Cool told DiBernardo he had a fire-resistant safety rope he had purchased for himself. He told DiBernardo to use it but the firefighter refused. “I said, ‘No, you go, and then I’ll go.’ He said, ‘No, you got a wife and kids you go first.’ ”

Cool said he wrapped the rope around his waist, and DiBernardo, with nowhere to anchor it, tied it around his arm.

“Guys are going one after another out that window,” Cool said. “The brothers, they were gone, one after another.

“The whole room was getting ready to flash over,” Cool said, noting he had no choice but to go out the window. “That was it, I rolled out the window.”

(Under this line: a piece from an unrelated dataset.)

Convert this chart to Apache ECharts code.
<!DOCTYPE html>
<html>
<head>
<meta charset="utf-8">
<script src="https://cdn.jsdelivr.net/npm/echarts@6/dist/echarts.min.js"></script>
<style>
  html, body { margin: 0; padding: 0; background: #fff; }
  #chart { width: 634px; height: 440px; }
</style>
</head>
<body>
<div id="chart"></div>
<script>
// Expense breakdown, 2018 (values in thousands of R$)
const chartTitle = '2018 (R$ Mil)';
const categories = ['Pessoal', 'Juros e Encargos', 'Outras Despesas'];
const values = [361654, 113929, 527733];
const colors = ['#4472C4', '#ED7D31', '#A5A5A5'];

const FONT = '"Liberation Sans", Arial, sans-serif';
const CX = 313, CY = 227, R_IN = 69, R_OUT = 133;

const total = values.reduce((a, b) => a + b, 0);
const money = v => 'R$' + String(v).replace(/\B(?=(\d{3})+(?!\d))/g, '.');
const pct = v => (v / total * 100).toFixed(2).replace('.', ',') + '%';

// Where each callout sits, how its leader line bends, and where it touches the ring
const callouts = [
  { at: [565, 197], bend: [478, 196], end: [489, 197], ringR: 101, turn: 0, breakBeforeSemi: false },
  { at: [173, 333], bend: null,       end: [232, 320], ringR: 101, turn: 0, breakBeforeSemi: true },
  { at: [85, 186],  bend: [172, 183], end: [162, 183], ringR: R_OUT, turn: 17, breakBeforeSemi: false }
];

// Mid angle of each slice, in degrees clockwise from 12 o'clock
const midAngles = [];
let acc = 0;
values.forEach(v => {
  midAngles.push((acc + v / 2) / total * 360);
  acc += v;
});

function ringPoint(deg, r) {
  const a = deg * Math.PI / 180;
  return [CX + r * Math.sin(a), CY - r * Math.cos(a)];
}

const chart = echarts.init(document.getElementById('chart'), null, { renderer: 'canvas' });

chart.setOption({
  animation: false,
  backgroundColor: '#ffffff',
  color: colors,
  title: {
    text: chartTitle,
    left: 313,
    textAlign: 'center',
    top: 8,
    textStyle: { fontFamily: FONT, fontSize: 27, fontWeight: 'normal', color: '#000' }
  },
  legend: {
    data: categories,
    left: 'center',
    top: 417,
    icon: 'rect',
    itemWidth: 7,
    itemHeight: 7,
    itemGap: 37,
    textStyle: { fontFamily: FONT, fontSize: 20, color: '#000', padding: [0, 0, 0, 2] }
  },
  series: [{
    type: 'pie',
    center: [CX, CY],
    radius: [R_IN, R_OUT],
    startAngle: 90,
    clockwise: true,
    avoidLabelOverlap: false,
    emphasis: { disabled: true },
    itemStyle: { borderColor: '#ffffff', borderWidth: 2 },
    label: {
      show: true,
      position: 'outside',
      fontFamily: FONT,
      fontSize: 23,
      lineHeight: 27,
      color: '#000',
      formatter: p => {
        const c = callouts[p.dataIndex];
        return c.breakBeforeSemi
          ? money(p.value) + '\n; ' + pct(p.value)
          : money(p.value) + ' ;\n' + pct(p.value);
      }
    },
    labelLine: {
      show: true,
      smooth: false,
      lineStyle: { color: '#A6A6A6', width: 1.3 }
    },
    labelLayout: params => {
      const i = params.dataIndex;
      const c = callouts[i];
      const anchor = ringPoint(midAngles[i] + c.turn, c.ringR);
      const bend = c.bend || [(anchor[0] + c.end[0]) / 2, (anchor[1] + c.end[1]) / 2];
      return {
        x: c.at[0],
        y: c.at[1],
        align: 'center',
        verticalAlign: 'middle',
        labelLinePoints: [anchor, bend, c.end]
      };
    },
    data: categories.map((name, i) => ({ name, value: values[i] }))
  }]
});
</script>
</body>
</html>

Cool shimmied about 10 feet before he lost his grip.

“I remember hitting the ground some 40 feet below. I was in a world of hurt. I was in the worst pain,” he said.

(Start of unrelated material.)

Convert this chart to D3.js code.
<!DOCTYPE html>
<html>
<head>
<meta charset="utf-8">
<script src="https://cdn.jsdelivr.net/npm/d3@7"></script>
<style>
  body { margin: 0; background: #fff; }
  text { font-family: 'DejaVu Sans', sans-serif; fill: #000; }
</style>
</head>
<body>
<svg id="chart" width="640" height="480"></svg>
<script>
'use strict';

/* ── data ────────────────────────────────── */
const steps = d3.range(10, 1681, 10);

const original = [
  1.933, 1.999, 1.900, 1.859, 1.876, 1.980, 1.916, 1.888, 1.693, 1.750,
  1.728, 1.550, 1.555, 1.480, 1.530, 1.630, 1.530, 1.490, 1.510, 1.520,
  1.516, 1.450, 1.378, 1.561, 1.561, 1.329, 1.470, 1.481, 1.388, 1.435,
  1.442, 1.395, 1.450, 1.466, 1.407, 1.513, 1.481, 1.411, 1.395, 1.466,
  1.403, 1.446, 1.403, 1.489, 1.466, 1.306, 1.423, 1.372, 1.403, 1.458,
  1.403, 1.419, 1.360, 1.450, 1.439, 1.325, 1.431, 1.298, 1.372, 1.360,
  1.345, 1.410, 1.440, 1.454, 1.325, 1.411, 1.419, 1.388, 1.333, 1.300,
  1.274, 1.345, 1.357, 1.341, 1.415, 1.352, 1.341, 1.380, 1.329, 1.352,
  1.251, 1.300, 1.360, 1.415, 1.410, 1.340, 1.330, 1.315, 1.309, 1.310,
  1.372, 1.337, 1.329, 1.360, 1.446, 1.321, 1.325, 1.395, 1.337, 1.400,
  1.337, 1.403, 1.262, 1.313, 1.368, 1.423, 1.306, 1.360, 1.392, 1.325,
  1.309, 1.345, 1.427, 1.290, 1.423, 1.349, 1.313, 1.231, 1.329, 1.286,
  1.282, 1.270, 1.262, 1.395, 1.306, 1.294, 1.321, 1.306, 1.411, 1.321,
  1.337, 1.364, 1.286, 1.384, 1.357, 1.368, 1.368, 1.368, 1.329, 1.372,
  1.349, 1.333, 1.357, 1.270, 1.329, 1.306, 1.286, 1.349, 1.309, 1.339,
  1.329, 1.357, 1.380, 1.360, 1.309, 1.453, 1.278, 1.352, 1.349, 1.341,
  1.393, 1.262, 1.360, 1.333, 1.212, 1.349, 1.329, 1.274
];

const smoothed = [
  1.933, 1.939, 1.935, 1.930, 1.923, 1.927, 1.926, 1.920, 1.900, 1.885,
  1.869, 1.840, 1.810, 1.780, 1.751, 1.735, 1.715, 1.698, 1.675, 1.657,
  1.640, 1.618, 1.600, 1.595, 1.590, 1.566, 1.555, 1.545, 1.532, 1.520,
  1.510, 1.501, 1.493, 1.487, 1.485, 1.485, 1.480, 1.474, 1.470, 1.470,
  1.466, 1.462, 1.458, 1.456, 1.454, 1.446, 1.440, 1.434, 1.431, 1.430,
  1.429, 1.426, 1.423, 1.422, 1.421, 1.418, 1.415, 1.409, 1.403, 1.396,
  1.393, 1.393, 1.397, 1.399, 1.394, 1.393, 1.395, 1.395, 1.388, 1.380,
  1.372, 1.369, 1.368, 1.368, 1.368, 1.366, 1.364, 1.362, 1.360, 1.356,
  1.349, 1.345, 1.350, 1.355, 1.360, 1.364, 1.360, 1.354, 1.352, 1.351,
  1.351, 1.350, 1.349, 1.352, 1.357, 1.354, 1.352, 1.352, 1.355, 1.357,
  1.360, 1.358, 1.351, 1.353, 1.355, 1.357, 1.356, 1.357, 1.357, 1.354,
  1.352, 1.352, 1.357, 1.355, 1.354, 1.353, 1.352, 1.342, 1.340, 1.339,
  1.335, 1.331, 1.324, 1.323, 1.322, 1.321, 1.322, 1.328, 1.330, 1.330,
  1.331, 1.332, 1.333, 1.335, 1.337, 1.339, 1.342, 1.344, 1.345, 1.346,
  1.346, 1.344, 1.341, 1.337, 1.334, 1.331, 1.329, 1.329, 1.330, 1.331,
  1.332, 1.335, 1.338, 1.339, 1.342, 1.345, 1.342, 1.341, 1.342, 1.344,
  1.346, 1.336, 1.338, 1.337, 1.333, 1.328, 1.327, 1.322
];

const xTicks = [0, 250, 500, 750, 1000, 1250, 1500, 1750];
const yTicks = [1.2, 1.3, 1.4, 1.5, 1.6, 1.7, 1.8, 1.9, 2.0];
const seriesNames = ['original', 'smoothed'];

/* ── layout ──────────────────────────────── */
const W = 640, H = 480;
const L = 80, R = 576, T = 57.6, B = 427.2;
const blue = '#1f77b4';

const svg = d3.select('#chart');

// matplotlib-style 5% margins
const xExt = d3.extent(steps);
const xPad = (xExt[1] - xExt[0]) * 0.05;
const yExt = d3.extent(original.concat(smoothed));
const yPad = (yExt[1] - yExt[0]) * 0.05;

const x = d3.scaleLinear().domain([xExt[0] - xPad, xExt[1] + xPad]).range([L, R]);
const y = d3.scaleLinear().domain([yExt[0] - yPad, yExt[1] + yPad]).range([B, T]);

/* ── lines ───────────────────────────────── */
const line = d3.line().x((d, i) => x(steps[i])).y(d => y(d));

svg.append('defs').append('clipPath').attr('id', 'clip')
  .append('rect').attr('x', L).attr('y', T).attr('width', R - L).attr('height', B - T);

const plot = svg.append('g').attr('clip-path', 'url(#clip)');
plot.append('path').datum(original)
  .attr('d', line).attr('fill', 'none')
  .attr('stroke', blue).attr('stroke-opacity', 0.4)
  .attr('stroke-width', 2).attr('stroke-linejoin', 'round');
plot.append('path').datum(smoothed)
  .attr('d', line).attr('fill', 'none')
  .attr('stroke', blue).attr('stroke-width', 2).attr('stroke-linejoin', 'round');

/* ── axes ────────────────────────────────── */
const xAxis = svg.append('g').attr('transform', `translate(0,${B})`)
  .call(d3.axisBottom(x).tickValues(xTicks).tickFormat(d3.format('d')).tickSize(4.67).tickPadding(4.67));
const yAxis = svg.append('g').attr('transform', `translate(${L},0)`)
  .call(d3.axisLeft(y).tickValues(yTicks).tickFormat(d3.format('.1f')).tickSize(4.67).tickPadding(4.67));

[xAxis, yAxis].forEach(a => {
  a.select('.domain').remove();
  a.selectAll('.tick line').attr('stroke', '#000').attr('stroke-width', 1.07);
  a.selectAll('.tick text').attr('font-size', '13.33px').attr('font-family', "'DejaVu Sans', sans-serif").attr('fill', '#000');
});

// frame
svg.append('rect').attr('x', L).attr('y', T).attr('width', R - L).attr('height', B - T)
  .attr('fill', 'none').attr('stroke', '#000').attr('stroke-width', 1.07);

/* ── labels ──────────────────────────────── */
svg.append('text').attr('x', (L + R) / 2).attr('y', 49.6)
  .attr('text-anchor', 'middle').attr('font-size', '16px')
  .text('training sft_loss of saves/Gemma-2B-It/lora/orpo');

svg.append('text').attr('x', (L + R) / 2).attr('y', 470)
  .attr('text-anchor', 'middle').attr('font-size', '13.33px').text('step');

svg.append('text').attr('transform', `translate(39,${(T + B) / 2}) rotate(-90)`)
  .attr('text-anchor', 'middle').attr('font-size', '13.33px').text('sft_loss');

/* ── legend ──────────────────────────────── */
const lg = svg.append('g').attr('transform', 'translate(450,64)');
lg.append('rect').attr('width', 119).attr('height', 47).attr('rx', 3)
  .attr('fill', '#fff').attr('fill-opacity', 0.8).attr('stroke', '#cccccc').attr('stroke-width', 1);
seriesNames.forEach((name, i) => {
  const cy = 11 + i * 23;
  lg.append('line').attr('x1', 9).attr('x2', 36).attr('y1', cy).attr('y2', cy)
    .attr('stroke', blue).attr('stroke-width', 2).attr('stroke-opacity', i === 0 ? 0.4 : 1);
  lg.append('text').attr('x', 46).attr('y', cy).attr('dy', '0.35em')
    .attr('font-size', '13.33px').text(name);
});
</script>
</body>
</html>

DiBernardo managed to be lowered about 10 feet as well before the rope broke.

During the gripping testimony, the widow of fire Lt. Curtis Meyran sobbed softly as she held the hand of Cool’s wife.

On trial for manslaughter for allegedly contributing to the deaths of Meyran, 46, and Firefighter John Bellew, 37, is the building landlord and two tenants.

They are accused of illegally adding a wall that blocked firefighters from getting to the fire escape.

Under cross-examination, Francisco Knipping, a lawyer for tenant Caridad Coste, asked Cool how long it took firefighters to put out the blaze.

Cool testily shot back, “That’s a good question. Because I was laying on my back in the alley.”